I wuz gonna say 5K. The 50K extreme is so low-gain that why bother? and you don't get a lot of action at 1/2 or 3/4 unless you score that reverse-audio pot.
Thanks for responding PPR. Yes, I agree 100%.  Since I don't have a 5K pot, I tried it with 10K and that was better than 50K.  I will try with a 5K too.

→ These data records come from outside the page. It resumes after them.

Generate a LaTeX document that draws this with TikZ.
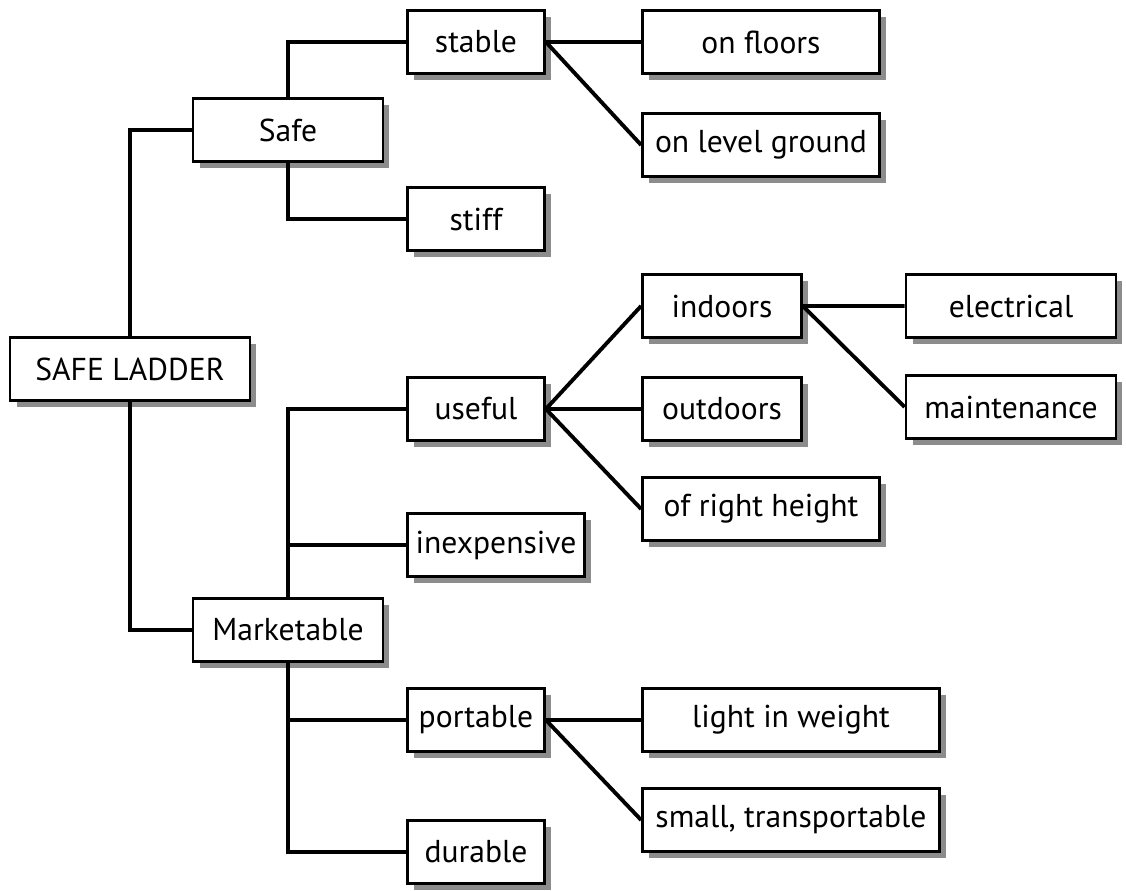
\documentclass[tikz,border=0pt]{standalone}
\usepackage{fontspec}
\setmainfont{PT Sans}
\usepackage{tikz}
\usetikzlibrary{shadows}

\begin{document}
\begin{tikzpicture}
    [x=0.02cm, y=-0.02cm,
     every node/.style={draw, rectangle, line width=1.6pt, fill=white, minimum height=1.26cm,
                        inner sep=2pt, font=\fontsize{18}{21}\selectfont,
                        drop shadow={shadow xshift=0.13cm, shadow yshift=-0.13cm, fill=black!45, opacity=1}},
     link/.style={draw, line width=2.2pt}]

    \useasboundingbox (0,0) rectangle (1126,891);

    \node[minimum width=4.8cm]  (ladder)   at (130,369) {SAFE LADDER};
    \node[minimum width=3.8cm]  (safe)     at (288,130) {Safe};
    \node[minimum width=3.8cm]  (market)   at (288,630) {Marketable};

    \node[minimum width=2.74cm] (stable)   at (476,42)  {stable};
    \node[minimum width=2.74cm] (stiff)    at (476,219) {stiff};
    \node[minimum width=4.74cm] (floors)   at (761,42)  {on floors};
    \node[minimum width=4.74cm] (level)    at (761,145) {on level ground};

    \node[minimum width=2.74cm] (useful)   at (476,409) {useful};
    \node[minimum width=3.18cm] (indoors)  at (722,306) {indoors};
    \node[minimum width=3.18cm] (outdoors) at (722,409) {outdoors};
    \node[minimum width=4.74cm] (height)   at (761,509) {of right height};
    \node[minimum width=4.2cm]  (elec)     at (1011,306) {electrical};
    \node[minimum width=4.2cm]  (maint)    at (1011,407) {maintenance};
    \node[minimum width=3.54cm] (cheap)    at (496,545) {inexpensive};

    \node[minimum width=2.74cm] (portable) at (476,720) {portable};
    \node[minimum width=5.94cm] (light)    at (791,720) {light in weight};
    \node[minimum width=5.94cm] (small)    at (791,820) {small, transportable};
    \node[minimum width=2.74cm] (durable)  at (476,852) {durable};

    % tree branches
    \path[link] (ladder.north) |- (safe.west)
                (ladder.south) |- (market.west)
                (safe.north) |- (stable.west)
                (safe.south) |- (stiff.west)
                (market.north) |- (useful.west)
                (market.north) |- (cheap.west)
                (market.south) |- (portable.west)
                (market.south) |- (durable.west);

    % fans
    \path[link] (stable.east) -- (floors.west)
                (stable.east) -- (level.west)
                (useful.east) -- (indoors.west)
                (useful.east) -- (outdoors.west)
                (useful.east) -- (height.west)
                (indoors.east) -- (elec.west)
                (indoors.east) -- (maint.west)
                (portable.east) -- (light.west)
                (portable.east) -- (small.west);
\end{tikzpicture}
\end{document}
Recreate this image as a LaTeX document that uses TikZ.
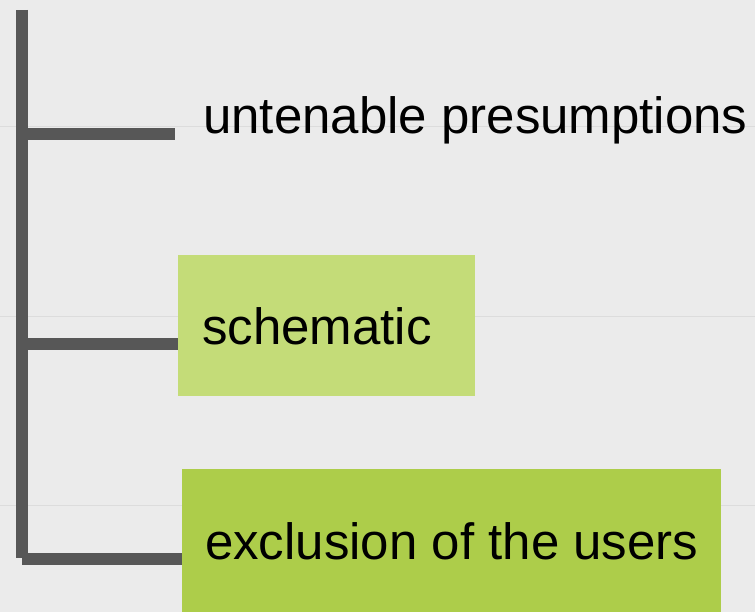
\documentclass[tikz,border=0pt]{standalone}
\usepackage{fontspec}
\setmainfont{Liberation Sans}
\usepackage{xcolor}
\usepackage{tikz}
\usetikzlibrary{positioning}

\definecolor{slidebg}{HTML}{EBEBEB}
\definecolor{guidegray}{HTML}{DCDCDC}
\definecolor{treegray}{HTML}{575757}
\definecolor{palegreen}{HTML}{C4DC78}
\definecolor{leafgreen}{HTML}{ADCD4A}

\begin{document}
\begin{tikzpicture}[x=1bp,y=-1bp,
	branch/.style={draw=treegray,line width=12bp},
	guide/.style={draw=guidegray,line width=1bp},
	item/.style={inner ysep=0pt,text height=37bp,text depth=0bp,
		font=\fontsize{51bp}{60bp}\selectfont},
	itembox/.style={item,rectangle,anchor=north west}
]
\fill[slidebg] (0,0) rectangle (755,612);
\useasboundingbox (0,0) rectangle (755,612);
\foreach \y in {127,316,505}
	\draw[guide] (0,\y) -- (755,\y);
%
\coordinate (top) at (22,10);
\coordinate (bot) at (22,558);
%
\node[item,anchor=base west,inner xsep=28bp] (untenable) at (175,134) {untenable presumptions};
\node[itembox,fill=palegreen,inner xsep=24bp,align=left,text width=249bp,minimum height=141bp] (schematic) at (178,255) {schematic};
\node[itembox,fill=leafgreen,inner xsep=0bp,minimum width=539bp,minimum height=143bp] (exclusion) at (182,469) {exclusion of the users};
%
\draw[branch] (top) -- (bot);
\draw[branch] (top |- untenable.base west) -- (untenable.base west);
\draw[branch] (top |- schematic.base west) -- (schematic.base west);
\draw[branch] (top |- exclusion.base west) -- (exclusion.base west);
\end{tikzpicture}
\end{document}
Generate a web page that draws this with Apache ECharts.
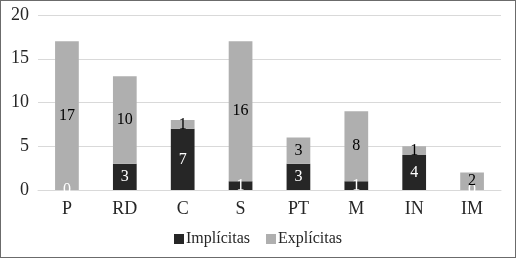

Quote from: PRR on September 21, 2011, 09:30:35 PM

> 50000 ohms... ...therefore C = .15 uF

No. The 50K varies to zero. AND is in-series with transistor emitter, which acts like roughly 300 ohms.
I'd use 80Hz 300 ohms = 6.9uFd == 10 or 22uFd for practical purpose.
Thanks for help with that.  One question though:  How can one determine that a given transmitter emitter (such as the emitter from the 2N5089) behaves like approximately 300 ohms of resistance? Personally, I do find it very useful to plug in numbers in formulas, but to me the only difficult part is figuring out the actual values to plug in (for things like R) .  The super easy part is doing the math.

Quote from: PRR on September 21, 2011, 09:30:35 PM
> C = .15 uF  It sounds kinda small to me?
Are you listening to the equation?? Put a point-one or point-two in there and listen to the pedal. We don't necessarily want all the bass to get in and thrash against the melodic notes. 0.15u may be too small, but the ear is the only judge, and the experiment is only pennies.

Yes, I tried hooking it up last night with 3 cap variations:  22 uf,  10 uf and the .1 uf.  The .1 uf was way too bright.  The 10 uf was nice, but the overall best sound was the 22 uf.